**Information supplied**
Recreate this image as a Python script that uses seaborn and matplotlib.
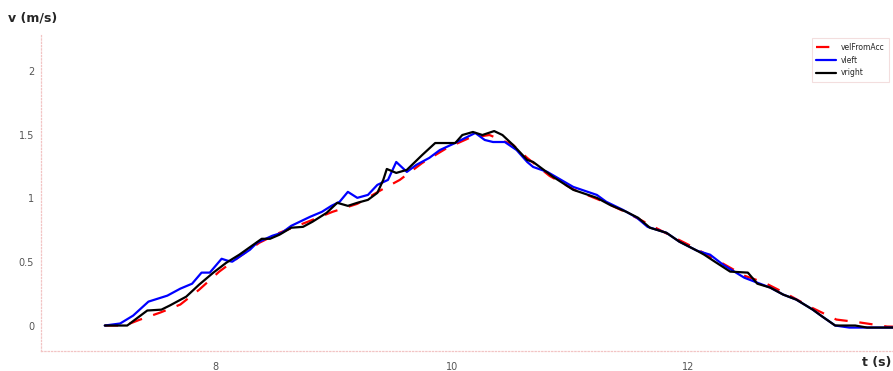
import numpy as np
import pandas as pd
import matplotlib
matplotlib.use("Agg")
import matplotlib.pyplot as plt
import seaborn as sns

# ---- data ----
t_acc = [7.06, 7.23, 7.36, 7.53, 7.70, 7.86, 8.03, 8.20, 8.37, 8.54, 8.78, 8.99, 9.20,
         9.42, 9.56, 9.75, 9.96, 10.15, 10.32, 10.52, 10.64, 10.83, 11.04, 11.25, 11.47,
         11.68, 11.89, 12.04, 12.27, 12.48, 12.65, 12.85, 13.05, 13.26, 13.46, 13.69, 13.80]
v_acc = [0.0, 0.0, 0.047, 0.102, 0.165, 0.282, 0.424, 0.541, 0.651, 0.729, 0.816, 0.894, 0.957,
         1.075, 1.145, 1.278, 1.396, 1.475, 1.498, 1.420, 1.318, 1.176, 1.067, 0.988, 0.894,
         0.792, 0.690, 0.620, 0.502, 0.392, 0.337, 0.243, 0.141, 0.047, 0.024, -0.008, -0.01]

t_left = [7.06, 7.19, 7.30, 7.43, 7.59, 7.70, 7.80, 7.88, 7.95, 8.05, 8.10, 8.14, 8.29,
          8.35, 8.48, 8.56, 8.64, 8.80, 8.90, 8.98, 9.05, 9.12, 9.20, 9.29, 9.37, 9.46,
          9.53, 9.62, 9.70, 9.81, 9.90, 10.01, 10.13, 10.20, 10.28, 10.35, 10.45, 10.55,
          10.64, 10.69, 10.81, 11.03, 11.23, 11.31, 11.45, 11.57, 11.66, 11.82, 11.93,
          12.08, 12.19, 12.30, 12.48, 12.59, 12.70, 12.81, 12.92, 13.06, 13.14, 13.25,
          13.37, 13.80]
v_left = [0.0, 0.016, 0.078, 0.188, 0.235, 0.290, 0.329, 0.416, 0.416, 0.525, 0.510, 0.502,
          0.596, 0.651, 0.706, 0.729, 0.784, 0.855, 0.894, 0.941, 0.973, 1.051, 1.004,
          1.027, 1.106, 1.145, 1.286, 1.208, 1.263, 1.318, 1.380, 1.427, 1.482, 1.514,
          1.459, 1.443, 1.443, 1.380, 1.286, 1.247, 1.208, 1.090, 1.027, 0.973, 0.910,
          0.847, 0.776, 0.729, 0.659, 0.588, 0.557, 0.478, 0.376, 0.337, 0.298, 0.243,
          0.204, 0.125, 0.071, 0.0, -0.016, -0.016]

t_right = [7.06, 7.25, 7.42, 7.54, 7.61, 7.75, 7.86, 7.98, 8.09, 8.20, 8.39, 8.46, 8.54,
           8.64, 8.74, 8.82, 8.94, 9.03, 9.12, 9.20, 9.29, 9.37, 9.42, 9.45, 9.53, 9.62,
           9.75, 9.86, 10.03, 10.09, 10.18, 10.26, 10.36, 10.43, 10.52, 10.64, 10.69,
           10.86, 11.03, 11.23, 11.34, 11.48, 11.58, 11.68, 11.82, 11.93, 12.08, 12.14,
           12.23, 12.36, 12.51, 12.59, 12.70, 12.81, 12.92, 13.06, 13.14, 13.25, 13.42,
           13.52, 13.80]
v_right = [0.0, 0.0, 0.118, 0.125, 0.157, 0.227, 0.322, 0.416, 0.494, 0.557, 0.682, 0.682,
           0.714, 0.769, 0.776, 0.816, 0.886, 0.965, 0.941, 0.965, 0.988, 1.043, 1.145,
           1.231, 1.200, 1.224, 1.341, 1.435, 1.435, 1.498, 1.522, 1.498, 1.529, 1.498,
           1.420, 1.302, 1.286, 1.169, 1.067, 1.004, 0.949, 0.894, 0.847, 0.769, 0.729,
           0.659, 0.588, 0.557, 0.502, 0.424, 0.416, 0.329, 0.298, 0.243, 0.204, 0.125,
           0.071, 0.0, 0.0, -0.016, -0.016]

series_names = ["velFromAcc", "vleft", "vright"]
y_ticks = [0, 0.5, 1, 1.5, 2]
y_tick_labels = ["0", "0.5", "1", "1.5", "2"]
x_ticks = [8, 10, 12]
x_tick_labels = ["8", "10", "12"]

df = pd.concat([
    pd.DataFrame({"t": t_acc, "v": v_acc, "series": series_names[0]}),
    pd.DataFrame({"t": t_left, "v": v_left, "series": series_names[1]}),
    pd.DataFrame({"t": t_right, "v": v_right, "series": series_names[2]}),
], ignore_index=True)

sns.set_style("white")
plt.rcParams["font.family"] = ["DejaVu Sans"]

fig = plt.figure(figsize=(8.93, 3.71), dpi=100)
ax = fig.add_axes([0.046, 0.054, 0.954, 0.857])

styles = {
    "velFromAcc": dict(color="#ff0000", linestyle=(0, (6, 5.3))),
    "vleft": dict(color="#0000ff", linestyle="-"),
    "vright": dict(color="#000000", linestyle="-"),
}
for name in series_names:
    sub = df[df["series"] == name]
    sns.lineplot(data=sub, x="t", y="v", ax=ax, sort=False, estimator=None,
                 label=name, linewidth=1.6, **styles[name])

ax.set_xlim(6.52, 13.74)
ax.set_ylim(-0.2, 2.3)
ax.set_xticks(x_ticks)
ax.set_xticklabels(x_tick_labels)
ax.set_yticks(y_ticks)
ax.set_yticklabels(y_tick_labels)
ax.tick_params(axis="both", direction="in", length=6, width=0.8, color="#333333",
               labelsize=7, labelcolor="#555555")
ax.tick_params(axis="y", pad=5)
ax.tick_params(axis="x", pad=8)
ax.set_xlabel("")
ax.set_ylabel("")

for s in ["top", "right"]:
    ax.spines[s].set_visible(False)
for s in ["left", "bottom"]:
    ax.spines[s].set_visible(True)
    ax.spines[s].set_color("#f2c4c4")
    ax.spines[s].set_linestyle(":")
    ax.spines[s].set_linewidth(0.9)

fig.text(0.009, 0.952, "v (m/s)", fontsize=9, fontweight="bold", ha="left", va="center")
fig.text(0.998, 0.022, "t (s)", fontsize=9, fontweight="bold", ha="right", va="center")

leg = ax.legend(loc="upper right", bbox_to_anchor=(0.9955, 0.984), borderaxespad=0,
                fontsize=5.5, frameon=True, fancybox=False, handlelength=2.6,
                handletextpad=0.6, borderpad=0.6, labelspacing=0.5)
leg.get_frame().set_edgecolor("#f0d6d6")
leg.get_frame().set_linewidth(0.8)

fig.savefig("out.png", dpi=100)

**Exercise requirements**
Report only the number of lines that hold the string "seaborn" in this listing.

**Full answer**
2